--- begin ---

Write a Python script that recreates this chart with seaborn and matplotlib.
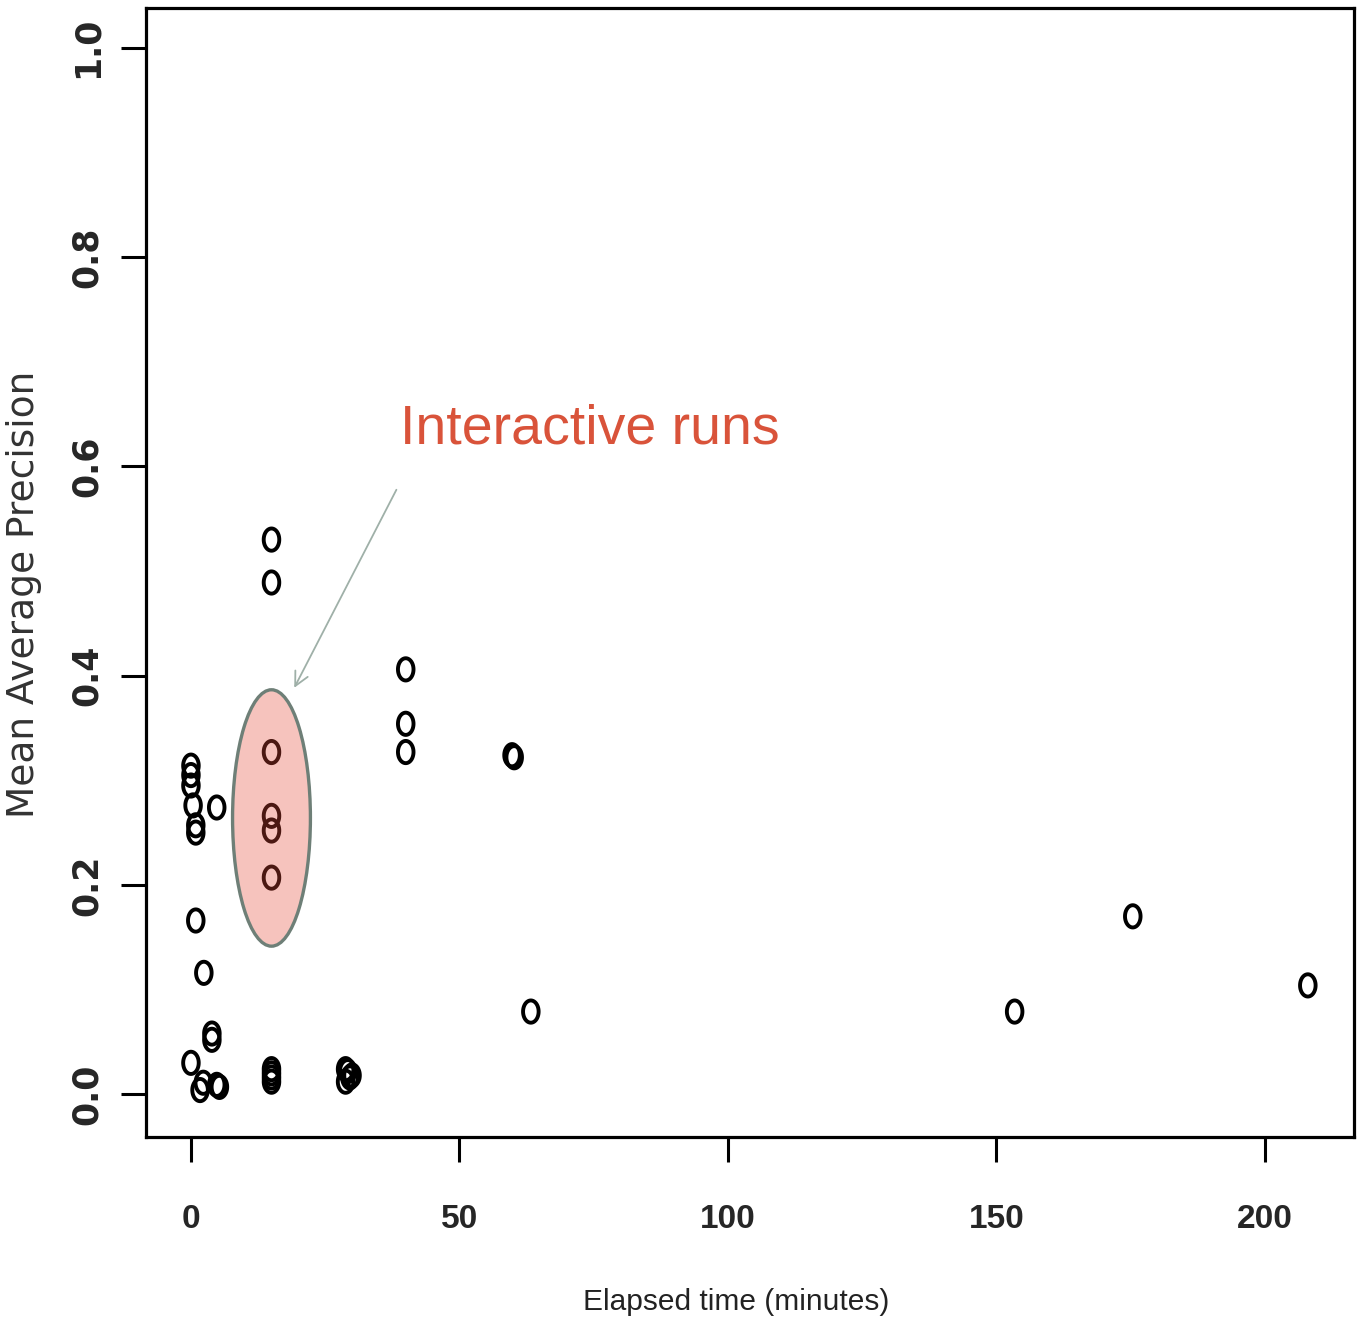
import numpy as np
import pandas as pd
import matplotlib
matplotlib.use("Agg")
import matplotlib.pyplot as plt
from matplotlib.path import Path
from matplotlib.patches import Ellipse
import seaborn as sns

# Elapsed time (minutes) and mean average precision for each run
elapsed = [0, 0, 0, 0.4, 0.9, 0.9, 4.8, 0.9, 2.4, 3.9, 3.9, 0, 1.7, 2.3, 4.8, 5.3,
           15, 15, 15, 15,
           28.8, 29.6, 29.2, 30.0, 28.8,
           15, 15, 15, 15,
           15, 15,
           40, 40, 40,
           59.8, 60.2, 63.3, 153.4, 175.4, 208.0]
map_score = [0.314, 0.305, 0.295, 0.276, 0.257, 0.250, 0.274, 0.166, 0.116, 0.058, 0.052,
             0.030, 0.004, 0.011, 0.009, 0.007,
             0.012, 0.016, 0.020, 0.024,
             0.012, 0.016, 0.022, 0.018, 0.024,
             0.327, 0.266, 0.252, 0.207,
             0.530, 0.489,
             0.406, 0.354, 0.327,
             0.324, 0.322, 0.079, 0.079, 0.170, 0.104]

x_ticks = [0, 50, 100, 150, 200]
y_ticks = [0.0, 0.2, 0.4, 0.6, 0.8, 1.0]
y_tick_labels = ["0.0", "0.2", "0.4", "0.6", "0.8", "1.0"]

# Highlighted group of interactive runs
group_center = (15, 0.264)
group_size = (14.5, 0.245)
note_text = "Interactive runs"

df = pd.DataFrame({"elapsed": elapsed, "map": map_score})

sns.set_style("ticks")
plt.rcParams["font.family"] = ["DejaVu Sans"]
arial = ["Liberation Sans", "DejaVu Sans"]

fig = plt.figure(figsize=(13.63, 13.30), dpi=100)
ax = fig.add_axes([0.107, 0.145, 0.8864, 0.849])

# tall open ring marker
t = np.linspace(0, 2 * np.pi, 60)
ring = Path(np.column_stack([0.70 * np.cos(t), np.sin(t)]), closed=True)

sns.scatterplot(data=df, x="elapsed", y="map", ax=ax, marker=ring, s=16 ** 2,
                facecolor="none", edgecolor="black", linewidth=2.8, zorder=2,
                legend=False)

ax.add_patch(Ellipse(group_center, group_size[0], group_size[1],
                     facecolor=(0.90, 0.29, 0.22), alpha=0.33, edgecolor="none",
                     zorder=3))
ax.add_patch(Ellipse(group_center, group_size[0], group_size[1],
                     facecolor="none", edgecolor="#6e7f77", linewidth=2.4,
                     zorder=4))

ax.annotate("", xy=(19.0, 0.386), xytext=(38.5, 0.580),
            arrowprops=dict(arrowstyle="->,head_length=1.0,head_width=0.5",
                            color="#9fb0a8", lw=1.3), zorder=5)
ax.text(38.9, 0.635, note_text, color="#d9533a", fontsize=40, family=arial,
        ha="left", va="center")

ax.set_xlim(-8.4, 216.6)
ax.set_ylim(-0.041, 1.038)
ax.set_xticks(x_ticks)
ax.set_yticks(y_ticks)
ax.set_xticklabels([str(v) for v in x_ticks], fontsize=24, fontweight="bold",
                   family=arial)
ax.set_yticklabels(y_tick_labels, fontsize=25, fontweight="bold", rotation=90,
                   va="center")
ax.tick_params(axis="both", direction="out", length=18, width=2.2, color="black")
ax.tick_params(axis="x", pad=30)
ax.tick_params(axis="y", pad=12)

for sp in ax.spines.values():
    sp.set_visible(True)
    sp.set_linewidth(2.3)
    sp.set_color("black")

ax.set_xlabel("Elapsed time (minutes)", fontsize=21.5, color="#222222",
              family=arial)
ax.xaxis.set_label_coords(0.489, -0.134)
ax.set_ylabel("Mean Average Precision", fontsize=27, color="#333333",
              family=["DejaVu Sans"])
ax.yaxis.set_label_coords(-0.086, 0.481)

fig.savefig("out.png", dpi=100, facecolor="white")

--- end ---

What the task requires -> Repeat the listing in full and exactly. Do not include any images.

Task response ->
Write a Python script that recreates this chart with seaborn and matplotlib.
import numpy as np
import pandas as pd
import matplotlib
matplotlib.use("Agg")
import matplotlib.pyplot as plt
from matplotlib.path import Path
from matplotlib.patches import Ellipse
import seaborn as sns

# Elapsed time (minutes) and mean average precision for each run
elapsed = [0, 0, 0, 0.4, 0.9, 0.9, 4.8, 0.9, 2.4, 3.9, 3.9, 0, 1.7, 2.3, 4.8, 5.3,
           15, 15, 15, 15,
           28.8, 29.6, 29.2, 30.0, 28.8,
           15, 15, 15, 15,
           15, 15,
           40, 40, 40,
           59.8, 60.2, 63.3, 153.4, 175.4, 208.0]
map_score = [0.314, 0.305, 0.295, 0.276, 0.257, 0.250, 0.274, 0.166, 0.116, 0.058, 0.052,
             0.030, 0.004, 0.011, 0.009, 0.007,
             0.012, 0.016, 0.020, 0.024,
             0.012, 0.016, 0.022, 0.018, 0.024,
             0.327, 0.266, 0.252, 0.207,
             0.530, 0.489,
             0.406, 0.354, 0.327,
             0.324, 0.322, 0.079, 0.079, 0.170, 0.104]

x_ticks = [0, 50, 100, 150, 200]
y_ticks = [0.0, 0.2, 0.4, 0.6, 0.8, 1.0]
y_tick_labels = ["0.0", "0.2", "0.4", "0.6", "0.8", "1.0"]

# Highlighted group of interactive runs
group_center = (15, 0.264)
group_size = (14.5, 0.245)
note_text = "Interactive runs"

df = pd.DataFrame({"elapsed": elapsed, "map": map_score})

sns.set_style("ticks")
plt.rcParams["font.family"] = ["DejaVu Sans"]
arial = ["Liberation Sans", "DejaVu Sans"]

fig = plt.figure(figsize=(13.63, 13.30), dpi=100)
ax = fig.add_axes([0.107, 0.145, 0.8864, 0.849])

# tall open ring marker
t = np.linspace(0, 2 * np.pi, 60)
ring = Path(np.column_stack([0.70 * np.cos(t), np.sin(t)]), closed=True)

sns.scatterplot(data=df, x="elapsed", y="map", ax=ax, marker=ring, s=16 ** 2,
                facecolor="none", edgecolor="black", linewidth=2.8, zorder=2,
                legend=False)

ax.add_patch(Ellipse(group_center, group_size[0], group_size[1],
                     facecolor=(0.90, 0.29, 0.22), alpha=0.33, edgecolor="none",
                     zorder=3))
ax.add_patch(Ellipse(group_center, group_size[0], group_size[1],
                     facecolor="none", edgecolor="#6e7f77", linewidth=2.4,
                     zorder=4))

ax.annotate("", xy=(19.0, 0.386), xytext=(38.5, 0.580),
            arrowprops=dict(arrowstyle="->,head_length=1.0,head_width=0.5",
                            color="#9fb0a8", lw=1.3), zorder=5)
ax.text(38.9, 0.635, note_text, color="#d9533a", fontsize=40, family=arial,
        ha="left", va="center")

ax.set_xlim(-8.4, 216.6)
ax.set_ylim(-0.041, 1.038)
ax.set_xticks(x_ticks)
ax.set_yticks(y_ticks)
ax.set_xticklabels([str(v) for v in x_ticks], fontsize=24, fontweight="bold",
                   family=arial)
ax.set_yticklabels(y_tick_labels, fontsize=25, fontweight="bold", rotation=90,
                   va="center")
ax.tick_params(axis="both", direction="out", length=18, width=2.2, color="black")
ax.tick_params(axis="x", pad=30)
ax.tick_params(axis="y", pad=12)

for sp in ax.spines.values():
    sp.set_visible(True)
    sp.set_linewidth(2.3)
    sp.set_color("black")

ax.set_xlabel("Elapsed time (minutes)", fontsize=21.5, color="#222222",
              family=arial)
ax.xaxis.set_label_coords(0.489, -0.134)
ax.set_ylabel("Mean Average Precision", fontsize=27, color="#333333",
              family=["DejaVu Sans"])
ax.yaxis.set_label_coords(-0.086, 0.481)

fig.savefig("out.png", dpi=100, facecolor="white")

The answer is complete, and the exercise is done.